側から見れば、じゃあ正面からはどう見えてる?
どう見えてもいい、2人が分かる関係でいい。
曖昧な関係で突然終わりが来ても良いように、何かにつけてありがとうと感謝を伝えている。
忘れないでほしい、あなたの行動や言動ひとつで、わたしが喜んだり笑ったりしたことを。
わたしの行動や言動も何かが前提なのを忘れないで。何が理由なのかを考えて。


白黒はっきりさせたいわたしがグレーゾーンを愛していることに驚いている。
ああ、いつか終わりが来るかもしれない、忘れられるかもしれない、今日が最後かもなんてそんなことを思っている時にある曲がリリースされた。

心の損得を考える余裕のある 自分が嫌になります
好き過ぎてどうにかなる
人生狂わすタイプ ここが地獄でも天国 バカになるほど 君に夢中






実際はDOPING PANDAのHi-Fiを聴いて踊るくらいには浮かれてると思う。
新しい恋のようなものを始めたけど、最近ありがとうと同じくらいに気遣ってごめんねを言ってる気がする。多分それは、わざわざ時間を割いてくれてありがとうとか自分を相手より下にしてると思うから本当に悪いこと以外で謝るのをやめよう。主導権はわたし。終わらせるのもわたし。
我儘言っても叶えてくれるんだからありがとう、嬉しいでいいじゃん。ちゃんと連絡も返してくれる。もう少し目に見えて浮かれても良いと思うよ。大丈夫、臆することなく目の前の人を見つめてね。今は少し夢を見て信じてみて。今を楽しんでも良いんじゃないかな。先読みのし過ぎなんて意味の無いことは止めて今日はおいしい物を食べようよ、未来はずっと先だよ。

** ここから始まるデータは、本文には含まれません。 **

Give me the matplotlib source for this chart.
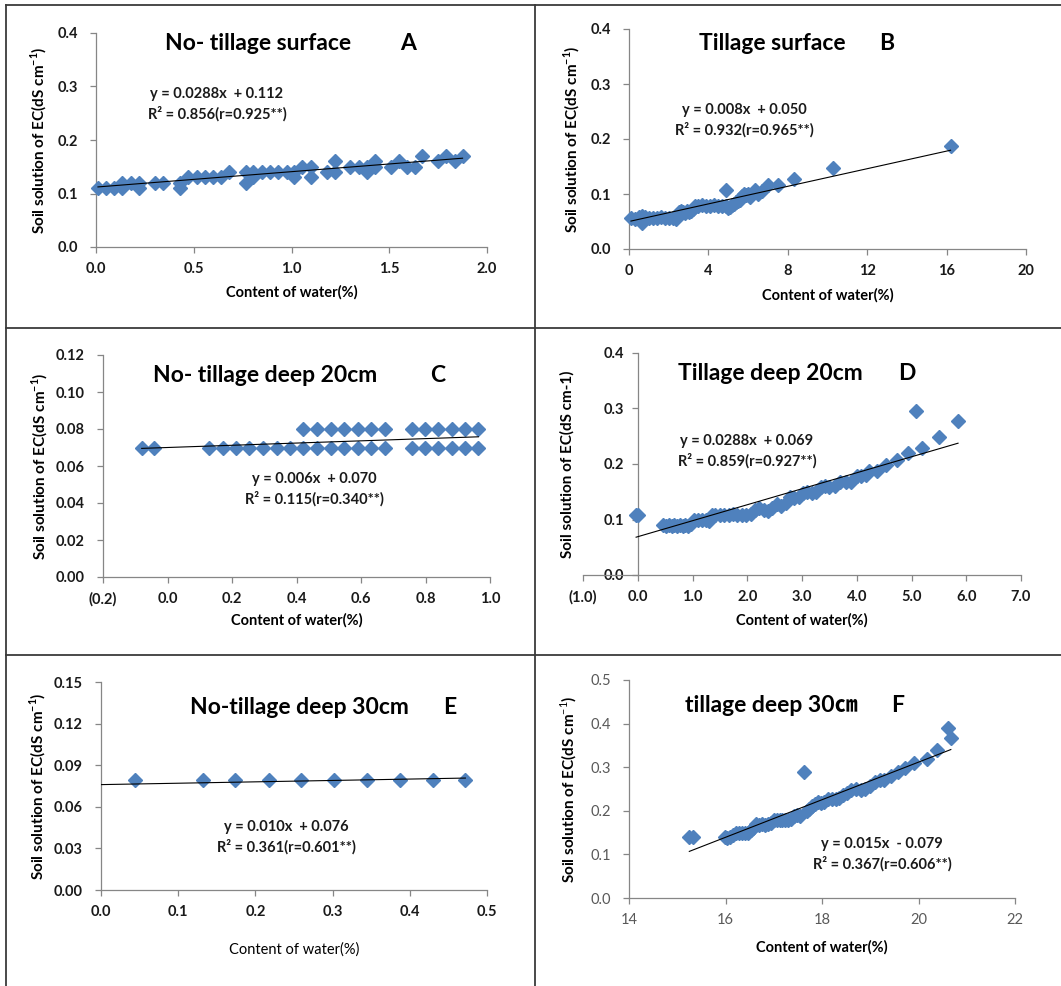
import matplotlib
matplotlib.use("Agg")
import matplotlib.pyplot as plt
from matplotlib.ticker import FuncFormatter, MultipleLocator
from matplotlib.lines import Line2D

plt.rcParams['font.family'] = ['Lato', 'DejaVu Sans']
plt.rcParams['mathtext.fontset'] = 'custom'
plt.rcParams['mathtext.rm'] = 'Lato'
plt.rcParams['mathtext.bf'] = 'Lato:bold'

W, H = 1061, 986

# ---- data ----
# A: no-tillage surface
a_x = [0.01, 0.05, 0.09, 0.135, 0.135, 0.18, 0.22, 0.22, 0.30, 0.345,
       0.43, 0.43, 0.47, 0.515, 0.555, 0.60, 0.64, 0.68, 0.765, 0.765,
       0.805, 0.805, 0.85, 0.89, 0.93, 0.975, 1.015, 1.015, 1.055, 1.10,
       1.10, 1.18, 1.22, 1.22, 1.30, 1.345, 1.385, 1.385, 1.425, 1.425,
       1.51, 1.55, 1.59, 1.63, 1.67, 1.75, 1.79, 1.835, 1.875]
a_y = [0.11, 0.11, 0.11, 0.12, 0.11, 0.12, 0.12, 0.11, 0.12, 0.12,
       0.12, 0.11, 0.13, 0.13, 0.13, 0.13, 0.13, 0.14, 0.14, 0.12,
       0.14, 0.13, 0.14, 0.14, 0.14, 0.14, 0.14, 0.13, 0.15, 0.15,
       0.13, 0.14, 0.16, 0.14, 0.15, 0.15, 0.15, 0.14, 0.16, 0.15,
       0.15, 0.16, 0.15, 0.15, 0.17, 0.16, 0.17, 0.16, 0.17]

# B: tillage surface
b_x = [0.1, 0.3, 0.5, 0.65, 0.65, 0.8, 1.0, 1.2, 1.4, 1.6,
       1.8, 2.0, 2.2, 2.35, 2.4, 2.5, 2.6, 2.7, 2.8, 2.9,
       3.0, 3.1, 3.2, 3.3, 3.5, 3.7, 3.9, 4.1, 4.3, 4.5,
       4.7, 4.9, 4.9, 5.0, 5.1, 5.2, 5.3, 5.4, 5.5, 5.6,
       5.7, 5.8, 5.9, 6.0, 6.1, 6.2, 6.35, 6.5, 6.7, 7.0,
       7.5, 8.3, 10.3, 16.2]
b_y = [0.057, 0.055, 0.058, 0.047, 0.06, 0.058, 0.057, 0.057, 0.057, 0.058,
       0.057, 0.057, 0.056, 0.055, 0.06, 0.068, 0.07, 0.068, 0.066, 0.07,
       0.068, 0.07, 0.072, 0.078, 0.079, 0.08, 0.078, 0.078, 0.08, 0.078,
       0.078, 0.107, 0.078, 0.075, 0.076, 0.08, 0.082, 0.085, 0.088, 0.09,
       0.096, 0.1, 0.098, 0.1, 0.095, 0.1, 0.107, 0.1, 0.106, 0.117,
       0.117, 0.128, 0.148, 0.188]

# C: no-tillage deep 20cm
c_x = [-0.08, -0.042, 0.13, 0.171, 0.212, 0.254, 0.297, 0.339, 0.38, 0.421,
       0.464, 0.506, 0.548, 0.59, 0.631, 0.674, 0.757, 0.798, 0.84, 0.881,
       0.922, 0.964,
       0.421, 0.464, 0.506, 0.548, 0.59, 0.631, 0.674, 0.757, 0.798, 0.84,
       0.881, 0.922, 0.964]
c_y = [0.07] * 22 + [0.08] * 13

# D: tillage deep 20cm
d_x = [-0.03, 0.0, 0.47, 0.52, 0.57, 0.62, 0.67, 0.72, 0.77, 0.82,
       0.87, 0.92, 0.97, 1.03, 1.1, 1.17, 1.24, 1.3, 1.36, 1.42,
       1.5, 1.58, 1.66, 1.74, 1.82, 1.9, 1.98, 2.06, 2.14, 2.22,
       2.3, 2.38, 2.46, 2.54, 2.62, 2.7, 2.78, 2.86, 2.94, 3.02,
       3.1, 3.18, 3.26, 3.34, 3.42, 3.5, 3.6, 3.7, 3.8, 3.9,
       4.0, 4.08, 4.16, 4.22, 4.37, 4.53, 4.73, 4.93, 5.08, 5.19,
       5.5, 5.85]
d_y = [0.108, 0.108, 0.09, 0.088, 0.09, 0.088, 0.09, 0.088, 0.09, 0.088,
       0.09, 0.088, 0.092, 0.1, 0.1, 0.1, 0.1, 0.098, 0.108, 0.108,
       0.108, 0.108, 0.108, 0.11, 0.108, 0.108, 0.108, 0.11, 0.117, 0.12,
       0.117, 0.115, 0.12, 0.128, 0.125, 0.13, 0.14, 0.138, 0.14, 0.148,
       0.15, 0.148, 0.15, 0.158, 0.16, 0.158, 0.16, 0.168, 0.168, 0.168,
       0.178, 0.178, 0.18, 0.188, 0.188, 0.198, 0.207, 0.219, 0.296, 0.229,
       0.248, 0.277]

# E: no-tillage deep 30cm
e_x = [0.044, 0.132, 0.174, 0.217, 0.259, 0.302, 0.344, 0.387, 0.43, 0.472]
e_y = [0.079] * 10

# F: tillage deep 30cm
f_x = [15.25, 15.33, 15.98, 16.04, 16.1, 16.16, 16.22, 16.28, 16.34, 16.4,
       16.46, 16.52, 16.58, 16.64, 16.7, 16.76, 16.82, 16.88, 16.94, 17.0,
       17.06, 17.12, 17.18, 17.24, 17.3, 17.36, 17.42, 17.48, 17.54, 17.63,
       17.68, 17.74, 17.8, 17.86, 17.92, 17.98, 18.05, 18.12, 18.2, 18.28,
       18.36, 18.44, 18.52, 18.6, 18.7, 18.8, 18.9, 19.0, 19.1, 19.2,
       19.28, 19.44, 19.58, 19.72, 19.91, 20.17, 20.39, 20.62, 20.67]
f_y = [0.14, 0.14, 0.14, 0.138, 0.14, 0.145, 0.15, 0.148, 0.15, 0.148,
       0.15, 0.155, 0.16, 0.17, 0.168, 0.17, 0.168, 0.17, 0.172, 0.178,
       0.18, 0.178, 0.178, 0.18, 0.178, 0.182, 0.188, 0.19, 0.188, 0.289,
       0.2, 0.205, 0.21, 0.215, 0.22, 0.218, 0.22, 0.228, 0.226, 0.228,
       0.23, 0.236, 0.24, 0.248, 0.25, 0.248, 0.25, 0.258, 0.265, 0.27,
       0.27, 0.28, 0.29, 0.299, 0.309, 0.319, 0.34, 0.39, 0.368]

xs = [a_x, b_x, c_x, d_x, e_x, f_x]
ys = [a_y, b_y, c_y, d_y, e_y, f_y]

# trend lines (slope, intercept as drawn; F's printed equation differs from its line)
trend_slope = [0.0288, 0.008, 0.006, 0.0288, 0.010, 0.0431]
trend_icpt = [0.112, 0.050, 0.070, 0.069, 0.076, -0.5504]
trend_from_zero = [False, False, False, False, True, False]

titles = ["No- tillage surface", "Tillage surface", "No- tillage deep 20cm",
          "Tillage deep 20cm", "No-tillage deep 30cm", "tillage deep 30\u339d"]
letters = ["A", "B", "C", "D", "E", "F"]
eq1 = ["y = 0.0288x  + 0.112", "y = 0.008x  + 0.050", "y = 0.006x  + 0.070",
       "y = 0.0288x  + 0.069", "y = 0.010x  + 0.076", "y = 0.015x  - 0.079"]
eq2 = ["R\u00b2 = 0.856(r=0.925**)", "R\u00b2 = 0.932(r=0.965**)",
       "R\u00b2 = 0.115(r=0.340**)", "R\u00b2 = 0.859(r=0.927**)",
       "R\u00b2 = 0.361(r=0.601**)", "R\u00b2 = 0.367(r=0.606**)"]
ylab_sup = r"Soil solution of EC(dS cm$^{\mathbf{-1}}$)"
ylabels = [ylab_sup, ylab_sup, ylab_sup, "Soil solution of EC(dS cm-1)",
           ylab_sup, r"Soil solution of EC(dS cm$^{-1}$)"]
xlabel = "Content of water(%)"

xlims = [(0, 2), (0, 20), (-0.2, 1.0), (-1, 7), (0, 0.5), (14, 22)]
xsteps = [0.5, 4, 0.2, 1, 0.1, 2]
xdec = [1, 0, 1, 1, 1, 0]
ylims = [(0, 0.4), (0, 0.4), (0, 0.12), (0, 0.4), (0, 0.15), (0, 0.5)]
ysteps = [0.1, 0.1, 0.02, 0.1, 0.03, 0.1]
ydec = [1, 1, 2, 1, 2, 1]

# ---- layout (pixels) ----
boxes = [(96, 33, 487, 247), (629, 29, 1026, 249), (103, 355, 490, 577),
         (583, 353, 1021, 575), (101, 682, 487, 890), (629, 680, 1015, 898)]
title_pos = [(258, 44), (772, 44), (265, 375), (770, 373), (299, 707), (771, 706)]
letter_pos = [(408, 44), (887, 44), (438, 375), (907, 373), (450, 707), (898, 706)]
eq_pos = [(217, 94), (744, 110), (314, 479), (747, 441), (286, 827), (882, 844)]
ylab_x = [39, 572, 40, 567, 38, 569]
xlab_y = [292, 295, 620, 620, 950, 947]

BLUE = '#4F81BD'
GREY = '#868686'

fig = plt.figure(figsize=(W / 100, H / 100), dpi=100)


def fx(px):
    return px / W


def fy(py):
    return 1 - py / H


def paren_fmt(dec):
    def f(v, pos):
        s = f"{abs(v):.{dec}f}"
        return f"({s})" if v < -1e-9 else s
    return FuncFormatter(f)


for i in range(6):
    x0, y0, x1, y1 = boxes[i]
    ax = fig.add_axes([fx(x0), fy(y1), (x1 - x0) / W, (y1 - y0) / H])
    ax.set_xlim(*xlims[i])
    ax.set_ylim(*ylims[i])
    for s in ['top', 'right']:
        ax.spines[s].set_visible(False)
    for s in ['left', 'bottom']:
        ax.spines[s].set_color(GREY)
        ax.spines[s].set_linewidth(0.9)
    if i == 3:
        ax.spines['left'].set_position(('data', 0))
    ax.xaxis.set_major_locator(MultipleLocator(xsteps[i]))
    ax.yaxis.set_major_locator(MultipleLocator(ysteps[i]))
    ax.xaxis.set_major_formatter(paren_fmt(xdec[i]))
    ax.yaxis.set_major_formatter(paren_fmt(ydec[i]))
    bold = i != 5
    ax.tick_params(direction='out', length=4, width=0.9, color=GREY,
                   labelsize=10.5, labelcolor='#1a1a1a' if bold else '#595959')
    ax.tick_params(axis='y', pad=9 if i != 3 else 6)
    ax.tick_params(axis='x', pad=7)
    for lab in ax.get_xticklabels() + ax.get_yticklabels():
        lab.set_fontweight('bold' if bold else 'normal')

    ax.plot(xs[i], ys[i], 'D', color=BLUE, ms=6.8, mec=BLUE, clip_on=False, zorder=3)
    tx0 = 0.0 if trend_from_zero[i] else min(xs[i])
    tx1 = max(xs[i])
    ax.plot([tx0, tx1], [trend_slope[i] * tx0 + trend_icpt[i],
                         trend_slope[i] * tx1 + trend_icpt[i]],
            color='black', lw=0.8, zorder=4)

    tfam = ['Lato', 'Noto Sans CJK SC', 'DejaVu Sans']
    fig.text(fx(title_pos[i][0]), fy(title_pos[i][1]), titles[i], fontsize=16.5,
             fontweight='bold', ha='center', va='center', family=tfam)
    fig.text(fx(letter_pos[i][0]), fy(letter_pos[i][1]), letters[i], fontsize=16.5,
             fontweight='bold', ha='center', va='center')
    ex, ey = eq_pos[i]
    fig.text(fx(ex), fy(ey), eq1[i], fontsize=10.5, fontweight='bold',
             ha='center', va='center', color='#1a1a1a')
    fig.text(fx(ex), fy(ey + 20), eq2[i], fontsize=10.5, fontweight='bold',
             ha='center', va='center', color='#1a1a1a')
    fig.text(fx(ylab_x[i]), fy((y0 + y1) / 2), ylabels[i], rotation=90,
             fontsize=11, fontweight='bold', ha='center', va='center')
    fig.text(fx((x0 + x1) / 2), fy(xlab_y[i]), xlabel, fontsize=10.5,
             fontweight='normal' if i == 4 else 'bold',
             ha='center', va='center')

# panel borders
line_kw = dict(transform=fig.transFigure, color='#3a3a3a', lw=1.3)
fig.add_artist(Line2D([fx(6), fx(6)], [fy(5), fy(986)], **line_kw))
fig.add_artist(Line2D([fx(535), fx(535)], [fy(5), fy(986)], **line_kw))
for yy in [5, 328, 655]:
    fig.add_artist(Line2D([fx(6), fx(1061)], [fy(yy), fy(yy)], **line_kw))

fig.savefig("out.png", dpi=100)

答えのない関係だから。


嘘じゃないことなど 一つでも有ればそれで充分
知れば知るほど遠のく 真実を追いかける最中に 私が私を欺く

目に見えない運命や誓いの小指なんてない。
あるのは確実な約束をとりつけるためのiPhoneをフリックして、あなたの頬をなぞる親指。